Clues

For those seeking political tea leaves on the state cannabis medication program in primary election returns, the Lyon County sheriff's race may offer some hints in a jurisdiction that includes bedroom communities for Reno and Carson.

That county's incumbent sheriff, Allen Veil, took one of the more extreme postures around the state, successfully seeking a local ordinance to ban the voter-approved program and talking about how organized crime and money laundering will come to Lyon County if medical dispensaries are allowed.

Veil is retiring from office, and four candidates are seeking to replace him. Of those four—Steven Adams, Greg Kantz, Al McNeil and Albert Torres—it's possible from their stated positions to gauge where they stood on dispensaries, while acknowledging that other issues no doubt came into play.

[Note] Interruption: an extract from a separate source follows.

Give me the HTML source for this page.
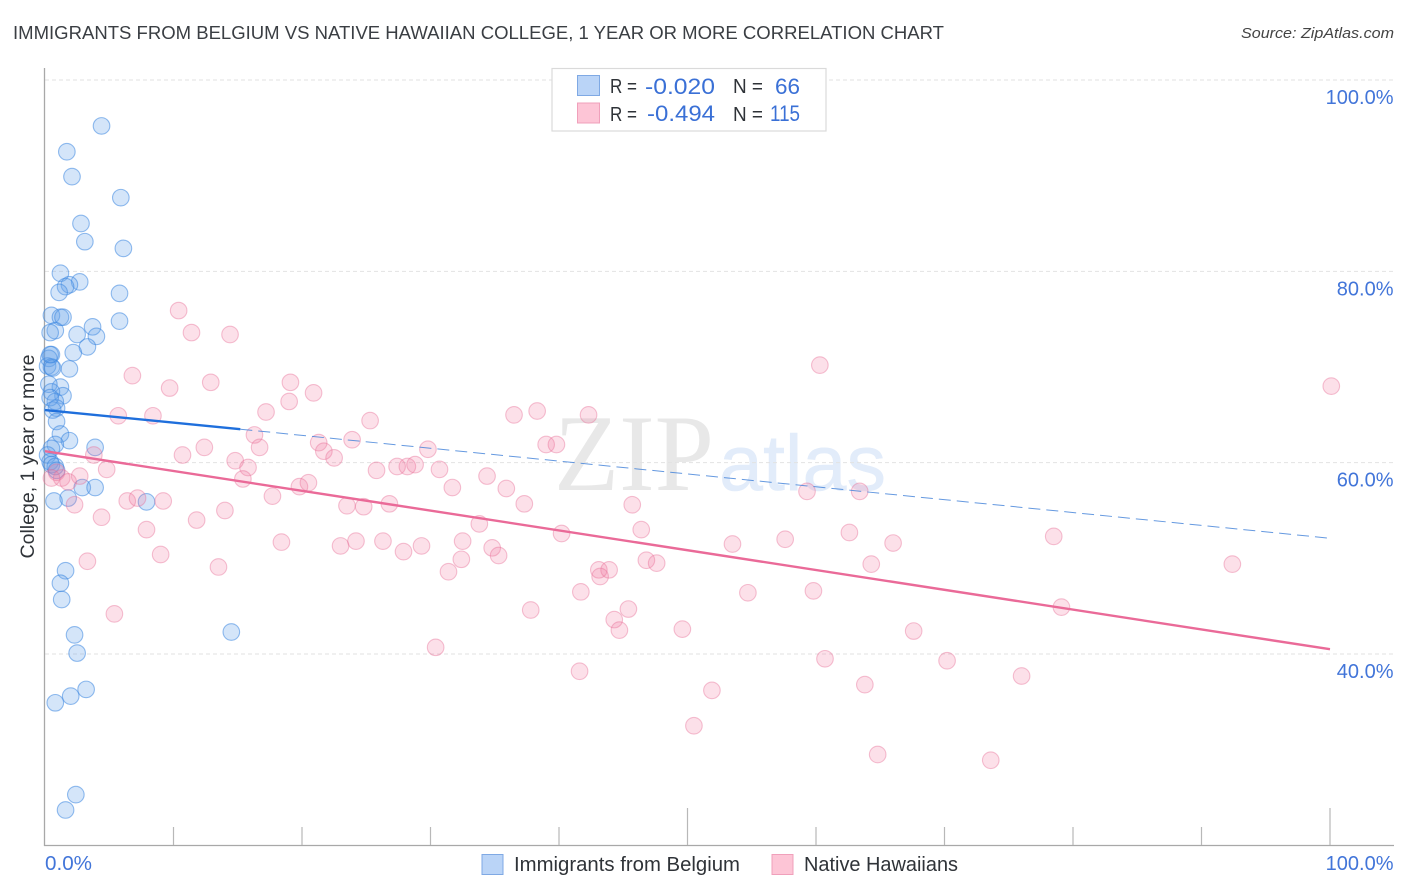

Torres opposes cannabis medication entirely and is closest to Veil's position, opposing any dispensaries in the county at all. McNeil and Kantz seemed to try to walk a tightrope between positions, Kantz saying medical marijuana was a persistent issue with the public but in the end opposing dispensaries, and McNeil challenging the sheriff's claim of increased crime accompanying dispensaries but then also claiming they would foster money laundering. Adams seemed most supportive of patients' rights, saying they should be treated if they had medical need and the support of their physicians, though he didn't directly address the question of medical dispensaries.